McGwire has declined to answer questions about whether he used steroids during his career. Sosa told a congressional panel last year: "I have never taken performance-enhancing drugs."
Callahan says the "other people were doing it" defense doesn't clear an offender of wrongdoing, although it does make judging them more complicated. "What if [a banned practice] becomes so common that even honest people need to do it to keep up? Then the ethics of it become very murky," the author says. "But not everybody does cheat."
White had once contemplated a comeback when her suspension ended. But her agent, Jerrold Colton, said this week that she has abandoned such thoughts.
"She's pretty much retired," Colton said. "She was just accepted into an MBA program and she's looking to move ahead with her life."
Experts say society sends confusing messages to athletes such as White. American culture places a disproportionate emphasis on coming out ahead - and on fame - often at the expense of ethics, says Syracuse University popular culture expert Robert Thompson.

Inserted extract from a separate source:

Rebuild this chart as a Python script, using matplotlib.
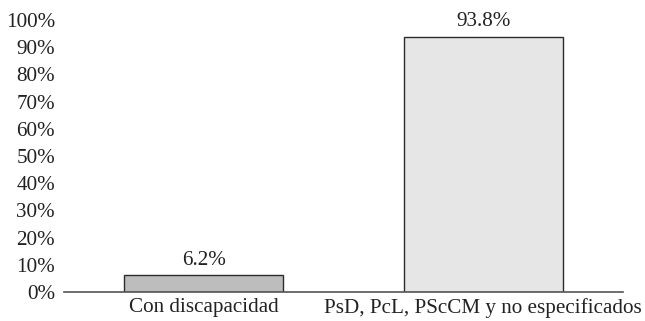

In fact, Thompson says, society holds a special place for charismatic cheaters.
"There is a sense, I think, that we have increasingly gotten more and more tolerance for the outlaw," Thompson says. "It wasn't that long ago that we went from heroes like John Wayne - honest as the day is long - to Butch Cassidy and the Sundance Kid, who were the outlaws."
Says Callahan: "We worship the winners as never before with this 24-7 celebrity culture. None of the heroes these days are people trying to make the world a better place. Our heroes are people like Donald Trump and Paris Hilton."
Given society's ambiguity, Thompson said it's understandable that a figure like Bonds, second on the all-time home run list, is booed by some and applauded by others. He said some fans may praise Bonds for rising to the top of his profession, some may consider him a cheat, and some are likely torn.
"There are a lot of people conflicted about Barry Bonds," Thompson said.